* [Data section]:
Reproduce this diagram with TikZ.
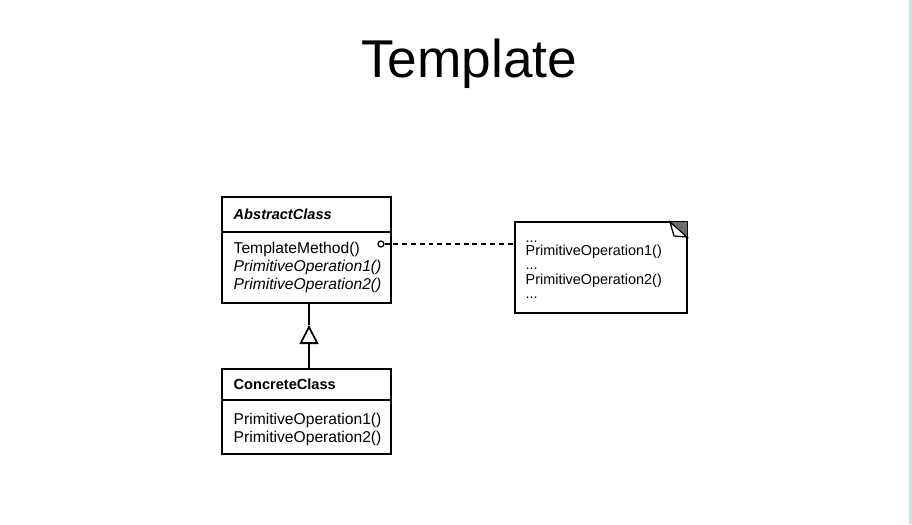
\documentclass[tikz,border=0pt]{standalone}
\usepackage{fontspec}
\setmainfont{Liberation Sans}
\usepackage{tikz}
\usetikzlibrary{positioning, calc, arrows.meta}
\definecolor{edgeteal}{RGB}{206,226,226}
\definecolor{eargray}{RGB}{110,110,110}

\begin{document}
\begin{tikzpicture}[x=0.02cm, y=-0.02cm, thick]

        % Block definitions
        \tikzstyle{classbox} = [draw, line width=1pt, rectangle, inner sep=0pt]
        \tikzstyle{member} = [anchor=base west, inner sep=0pt, font=\fontsize{8.9}{10}\selectfont]
        \tikzstyle{notetext} = [anchor=base west, inner sep=0pt, font=\fontsize{8.2}{10}\selectfont]

        % Page and side stripe
        \useasboundingbox (0,0) rectangle (912,524);
        \fill[white] (0,0) rectangle (912,524);
        \fill[edgeteal] (909,0) rectangle (912,524);

        % Title
        \node[anchor=base, inner sep=0pt, font=\fontsize{30.3}{36}\selectfont] (title) at (469,77) {Template};

        % Blocks
        \node[classbox, minimum width=169*0.02cm, minimum height=106*0.02cm] (abs) at (306.5,250) {};
        \node[classbox, minimum width=169*0.02cm, minimum height=85*0.02cm] (conc) at (306.5,411.5) {};
        \draw[line width=1pt] (abs.west |- 0,232) -- (abs.east |- 0,232);
        \draw[line width=1pt] (conc.west |- 0,400) -- (conc.east |- 0,400);

        % Class texts
        \node[member, font=\fontsize{8.3}{10}\selectfont\bfseries\itshape] (absname) at (233,219) {AbstractClass};
        \node[member] (tmethod) at (233,253) {TemplateMethod()};
        \node[member, font=\fontsize{8.9}{10}\selectfont\itshape] (absop1) at (233,271) {PrimitiveOperation1()};
        \node[member, font=\fontsize{8.9}{10}\selectfont\itshape] (absop2) at (233,289) {PrimitiveOperation2()};
        \node[member, font=\fontsize{8.3}{10}\selectfont\bfseries] (concname) at (233,389) {ConcreteClass};
        \node[member] (concop1) at (233,424) {PrimitiveOperation1()};
        \node[member] (concop2) at (233,442) {PrimitiveOperation2()};

        % Note with folded corner
        \coordinate (note) at (515,244);
        \draw[line width=1pt] (515,222) -- (687,222) -- (687,313) -- (515,313) -- cycle;
        \fill[eargray] (670,222) -- (687,222) -- (687,237) -- cycle;
        \draw[line width=0.7pt, fill=white] (670,222) -- (687,237) -- (674,236) -- cycle;
        \node[notetext] (dots1) at (525,242) {...};
        \node[notetext] (noteop1) at (525,255) {PrimitiveOperation1()};
        \node[notetext] (dots2) at (525,269) {...};
        \node[notetext] (noteop2) at (525,284) {PrimitiveOperation2()};
        \node[notetext] (dots3) at (525,298) {...};

        % Arrows
        \node[draw, circle, line width=0.7pt, inner sep=0pt, minimum size=6*0.02cm] (dot) at (381,244) {};
        \draw[line width=0.7pt, dash pattern=on 2.8pt off 2.2pt] (dot.east) -- (note);
        \coordinate (tip) at (309,325);
        \draw[line width=1pt] (tip |- abs.south) -- (tip);
        \draw[line width=1pt, -{Triangle[open, length=19*0.02cm, width=19*0.02cm, line width=1pt]}] (tip |- conc.north) -- (tip);

\end{tikzpicture}
\end{document}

* [Problem description]:
Select the lines that carry the string "with" and copy them.

* [The response]:
Reproduce this diagram with TikZ.
        % Note with folded corner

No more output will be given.